My heart pounded. My mind raced. Did he have a wife?... Did he have kids?... Where was he from?... What unit was he with?

It was the first time I'd been ordered to present the American flag to the family of a fallen warrior. As I assembled my uniform and studied the prescribed verbiage, I prayed that God would be in our midst. Some things take supernatural strength. Being a flagbearer is one such thing.

Nothing could prepare me for the moment when I came face to face with his grieving wife. She had questions that I couldn’t answer – brokenness that I couldn’t fix. Yet, cradled against my chest was an American flag that belonged to her. My voice cracked as I began to speak. “On behalf of the President of the United States, the Department of the Air Force, and a grateful nation, we offer this flag for the faithful and dedicated service of [Service member's rank and name].” 

It was my duty to ensure this fallen warrior would never be forgotten and that his family knew his sacrifice was not in vain. As I placed the flag in his widow’s hands, it transformed from a symbol of freedom into a bitter reminder that freedom has a name.

Will you join me in remembering fallen warriors this weekend?
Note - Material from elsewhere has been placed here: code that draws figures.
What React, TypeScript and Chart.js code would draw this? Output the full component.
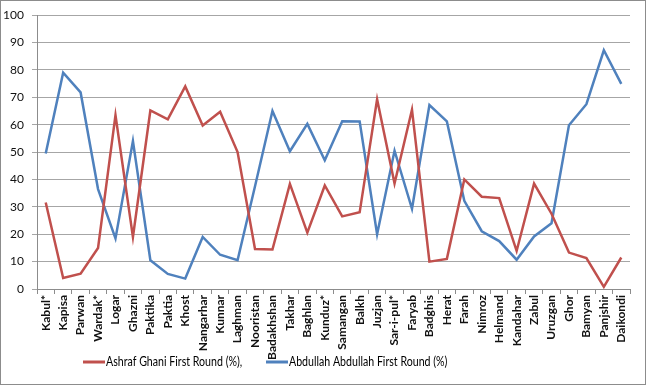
import React, { useEffect, useRef } from "react";
import { Chart, registerables } from "chart.js";

Chart.register(...registerables);

const provinces: string[] = [
  "Kabul*", "Kapisa", "Parwan", "Wardak*", "Logar", "Ghazni", "Paktika", "Paktia", "Khost",
  "Nangarhar", "Kunnar", "Laghman", "Nooristan", "Badakhshan", "Takhar", "Baghlan", "Kunduz*",
  "Samangan", "Balkh", "Juzjan", "Sar-i-pul*", "Faryab", "Badghis", "Herat", "Farah", "Nimroz",
  "Helmand", "Kandahar", "Zabul", "Uruzgan", "Ghor", "Bamyan", "Panjshir", "Daikondi",
];

const ghaniFirstRound: number[] = [
  31.6, 4, 5.6, 15, 63.5, 19, 65.2, 62, 74, 59.7, 64.7, 50, 14.6, 14.4, 38.4, 20.6, 37.8,
  26.5, 28, 69.3, 38.5, 65.5, 10, 11, 40, 33.7, 33.2, 13.9, 38.5, 27.5, 13.3, 11.3, 0.8, 11.5,
];

const abdullahFirstRound: number[] = [
  49.5, 79, 71.8, 36.5, 18.5, 54, 10.5, 5.5, 3.8, 19, 12.5, 10.5, 37.5, 65, 50.3, 60.3, 47,
  61.3, 61.2, 20, 50.5, 29.3, 67.2, 61.2, 32.2, 21.1, 17.5, 10.7, 19.2, 24, 59.8, 67.5, 87.2, 74.9,
];

const seriesLabels: string[] = [
  "Ashraf Ghani First Round (%),",
  "Abdullah Abdullah First Round (%)",
];

const seriesColors: string[] = ["#C0504D", "#4F81BD"];

const FONT = "Lato, 'Liberation Sans', Arial, sans-serif";

export default function App() {
  const ref = useRef<HTMLCanvasElement | null>(null);

  useEffect(() => {
    document.body.style.margin = "0";
    const canvas = ref.current;
    if (!canvas) return;

    const borderPlugin = {
      id: "outerBorder",
      afterDraw(chart: any) {
        const ctx = chart.ctx;
        ctx.save();
        ctx.strokeStyle = "#8c8c8c";
        ctx.lineWidth = 1;
        ctx.strokeRect(0.5, 0.5, chart.width - 2, chart.height - 2);
        ctx.restore();
      },
    };

    const legendPlugin = {
      id: "excelLegend",
      afterDraw(chart: any) {
        const ctx = chart.ctx;
        const y = 362;
        const starts = [83, 266];
        const squeeze = 0.85;
        ctx.save();
        ctx.font = "12.5px " + FONT;
        ctx.textBaseline = "middle";
        ctx.textAlign = "left";
        chart.data.datasets.forEach((ds: any, i: number) => {
          const x0 = starts[i];
          ctx.strokeStyle = ds.borderColor;
          ctx.lineWidth = 3;
          ctx.beginPath();
          ctx.moveTo(x0, y);
          ctx.lineTo(x0 + 22, y);
          ctx.stroke();
          ctx.save();
          ctx.translate(x0 + 23, y);
          ctx.scale(squeeze, 1);
          ctx.fillStyle = "#000";
          ctx.fillText(ds.label, 0, 0);
          ctx.restore();
        });
        ctx.restore();
      },
    };

    const chart = new Chart(canvas, {
      type: "line",
      data: {
        labels: provinces,
        datasets: [
          {
            label: seriesLabels[0],
            data: ghaniFirstRound,
            borderColor: seriesColors[0],
            backgroundColor: seriesColors[0],
            borderWidth: 2.5,
            pointRadius: 0,
            tension: 0,
          },
          {
            label: seriesLabels[1],
            data: abdullahFirstRound,
            borderColor: seriesColors[1],
            backgroundColor: seriesColors[1],
            borderWidth: 2.5,
            pointRadius: 0,
            tension: 0,
          },
        ],
      },
      options: {
        animation: false,
        responsive: false,
        maintainAspectRatio: false,
        layout: { padding: { top: 13, right: 17, bottom: 0, left: 0 } },
        plugins: {
          tooltip: { enabled: false },
          legend: { display: false },
        },
        scales: {
          x: {
            offset: true,
            grid: {
              offset: true,
              drawOnChartArea: false,
              drawTicks: true,
              tickLength: 5,
              color: "#8c8c8c",
            },
            border: { color: "#8c8c8c" },
            ticks: {
              autoSkip: false,
              minRotation: 90,
              maxRotation: 90,
              color: "#111",
              padding: 1,
              font: { family: FONT, size: 12, weight: "bold" },
            },
            afterFit: (s: any) => {
              s.height = 97;
            },
          },
          y: {
            min: 0,
            max: 100,
            ticks: {
              stepSize: 10,
              color: "#111",
              padding: 8,
              font: { family: FONT, size: 12 },
            },
            grid: {
              color: "#a6a6a6",
              tickLength: 5,
            },
            border: { color: "#8c8c8c" },
            afterFit: (s: any) => {
              s.width = 37;
            },
          },
        },
      },
      plugins: [borderPlugin, legendPlugin],
    });

    return () => chart.destroy();
  }, []);

  return <canvas ref={ref} width={647} height={386} style={{ display: "block" }} />;
}
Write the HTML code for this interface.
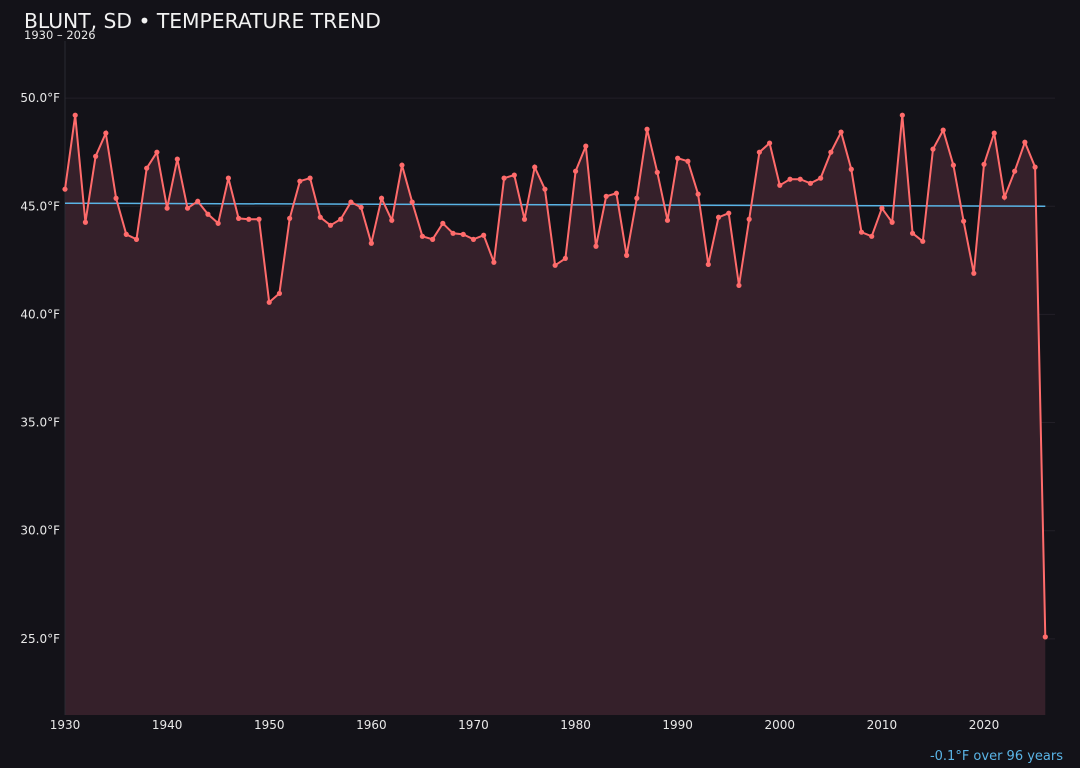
<!DOCTYPE html>
<html><head><meta charset="utf-8"><style>
body{margin:0;background:#131218;width:1080px;height:768px;overflow:hidden;font-family:"DejaVu Sans","Liberation Sans",sans-serif}
svg{display:block}
</style></head><body>
<svg width="1080" height="768">
<text x="24" y="28" fill="#f2f2f2" font-size="20.3">BLUNT, SD • TEMPERATURE TREND</text>
<text x="24" y="39" fill="#e8e8e8" font-size="11.5">1930 – 2026</text>
<g id="grid"></g><g id="yticks"></g><g id="xticks"></g>
<path id="area" fill="#35202a"/>
<line id="axis-left" stroke="#2a2a32"/>
<line id="trend" stroke="#5ab4e6" stroke-width="1.5"/>
<path id="line" fill="none" stroke="#ff6b6b" stroke-width="2"/>
<g id="pts"></g>
<text x="1063" y="760" text-anchor="end" fill="#5ab4e6" font-size="13">-0.1°F over 96 years</text>
</svg>
<script>
const years=[];for(let y=1930;y<=2026;y++)years.push(y);
const temps=[45.79,49.21,44.26,47.31,48.38,45.37,43.70,43.47,46.76,47.50,44.91,47.18,44.91,45.23,44.63,44.21,46.30,44.44,44.40,44.40,40.56,40.97,44.44,46.16,46.30,44.49,44.12,44.40,45.19,44.95,43.29,45.37,44.35,46.90,45.19,43.61,43.47,44.21,43.75,43.70,43.47,43.66,42.41,46.30,46.44,44.40,46.81,45.79,42.27,42.59,46.62,47.78,43.15,45.46,45.60,42.73,45.37,48.56,46.57,44.35,47.22,47.08,45.56,42.31,44.49,44.68,41.34,44.40,47.50,47.92,45.97,46.25,46.25,46.06,46.30,47.50,48.43,46.71,43.80,43.61,44.91,44.26,49.21,43.75,43.38,47.64,48.52,46.90,44.31,41.90,46.94,48.38,45.42,46.62,47.96,46.81,25.09];
const trendStart=45.14, trendEnd=45.0;
const yTicks=[25,30,35,40,45,50];
const xTicks=[1930,1940,1950,1960,1970,1980,1990,2000,2010,2020];
const L=65,R=1055,T=41,B=715,x0=1930,x1=2026.95,yMin=21.48,yMax=52.64;
const sx=v=>L+(v-x0)/(x1-x0)*(R-L);
const sy=v=>B-(v-yMin)/(yMax-yMin)*(B-T);
const NS="http://www.w3.org/2000/svg";
function mk(t,a,p){const e=document.createElementNS(NS,t);for(const k in a)e.setAttribute(k,a[k]);p.appendChild(e);return e;}
const grid=document.getElementById('grid'),yt=document.getElementById('yticks'),xt=document.getElementById('xticks');
yTicks.forEach(v=>{
 const g=mk('line',{x1:L,x2:R,y1:sy(v),y2:sy(v),stroke:'#221f27'},grid);
 
 
 const t=mk('text',{x:L-5,y:sy(v)+4,'text-anchor':'end',fill:'#e8e8e8','font-size':12},yt);
 t.textContent=v.toFixed(1)+'°F';
 
 
});
xTicks.forEach(v=>{
 const t=mk('text',{x:sx(v),y:729,'text-anchor':'middle',fill:'#e8e8e8','font-size':12},xt);
 t.textContent=v;
 
 
});
const al=document.getElementById('axis-left');al.setAttribute('x1',L);al.setAttribute('x2',L);al.setAttribute('y1',T);al.setAttribute('y2',B);
let d='';years.forEach((y,i)=>{d+=(i?'L':'M')+sx(y).toFixed(1)+','+sy(temps[i]).toFixed(1);});
document.getElementById('line').setAttribute('d',d);
document.getElementById('area').setAttribute('d',d+'L'+sx(years[years.length-1])+','+B+'L'+sx(years[0])+','+B+'Z');
const tr=document.getElementById('trend');
tr.setAttribute('x1',sx(years[0]));tr.setAttribute('x2',sx(years[years.length-1]));
tr.setAttribute('y1',sy(trendStart));tr.setAttribute('y2',sy(trendEnd));
const pts=document.getElementById('pts');
years.forEach((y,i)=>{
 const c=mk('circle',{cx:sx(y),cy:sy(temps[i]),r:2.6,fill:'#ff6b6b'},pts);
 
 
});
</script>
</body></html>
John 15:13 states, “There is no greater love than to lay down one's life for one's friends.” If my calculations are right, at least two people have done that for me and for you … Jesus Christ and the American Warrior.

GO WEST this Memorial Day:

  • P ray. A special a prayer for families impacted by war.
  • E ngage. Most local VFW and/or American Legion groups have community-specific activities.
  • A sk. Families and friends of fallen warriors keep the memories alive by sharing the stories.
  • C elebrate. Fire up the grill, throw the pigskin...do something and reflect on our heros.
  • E ncourage. As you know, families are still mourning - encourage them to keep on keeping on.

Moral of the story: We celebrate Memorial Day because this day was earned – not given - by brave men and women who we shall never forget.